Na saúde, a receita é antiga e os sintomas crónicos. O Governo promete “melhorar os cuidados”, “motivar profissionais” e “reduzir listas de espera”, como se repetir o diagnóstico curasse a doença. Anuncia mais investimento, mais verbas. Mas mantém tudo como está: o sistema público é ineficiente, os profissionais fogem ou desanimam, e o cidadão espera. O sector privado é tratado como ameaça, a concorrência é vista com desconfiança, e o doente continua a ser um número numa fila que nunca mais anda.

Na juventude, o paternalismo assume contornos quase cínicos. O jovem madeirense é tratado como uma espécie de animal protegido, alvo de programas, eventos e plataformas de participação, tudo cuidadosamente mediado pelo Estado. Fala-se de “empoderamento” enquanto se o prende com regras laborais obsoletas, burocracias kafkianas e salários de estagiário. Não lhes dão liberdade. Não lhes dão propriedade. Dão-lhes festivais. E depois admiram-se que partam.

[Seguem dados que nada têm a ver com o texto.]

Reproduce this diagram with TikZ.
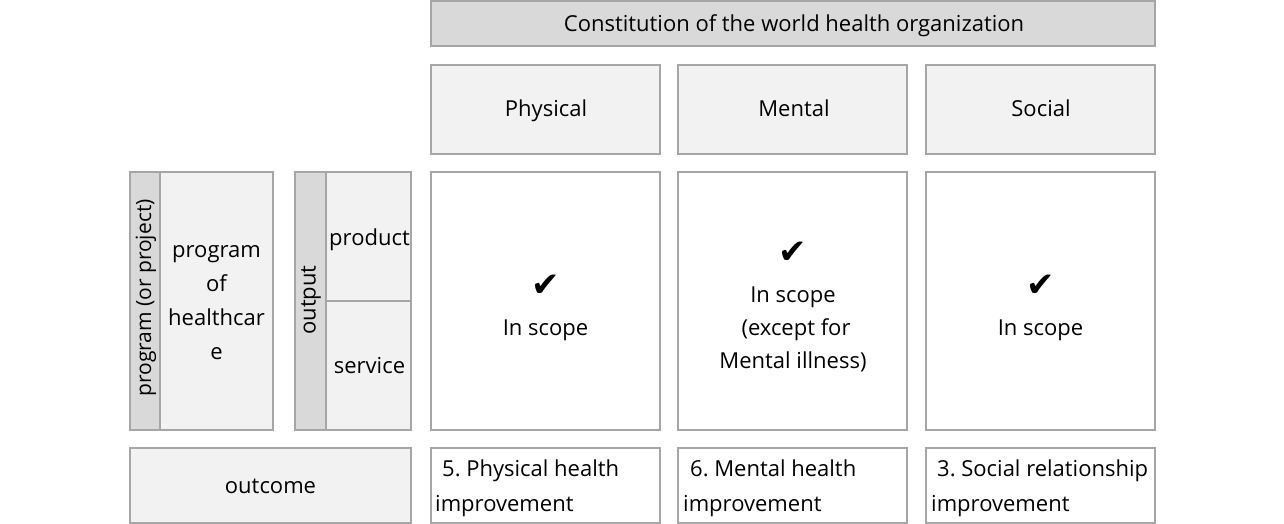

Mas é na Autonomia que a farsa se torna tragicómica. O Governo Regional exige mais poder, mais dinheiro, mais liberdade. E na página seguinte, pede à República que continue a pagar os “sobrecustos”. Quer um sistema fiscal próprio, mas com financiamento garantido por Lisboa. Quer ser diferente, mas igual no subsídio. Grita independência, mas vive de mesada. Não quer autonomia: quer isenção de responsabilidade.

A Autonomia, a verdadeira, só existirá quando o Governo Regional tiver a coragem de dizer: “Vamos viver com os nossos meios. Vamos cortar no que não serve. Vamos dar liberdade às pessoas. E vamos ser julgados por isso.” Mas isso nunca acontecerá.

A Madeira não é autónoma. É uma dependência de luxo, com discursos de resistência e práticas de servilismo. O seu Governo é um pequeno Estado-providência em miniatura, que se apresenta como baluarte da liberdade, enquanto trata os cidadãos como súbditos a alimentar.

O pior? É que o povo acredita. Ainda acredita. Por mais quanto tempo, isso, nem o Governo sabe.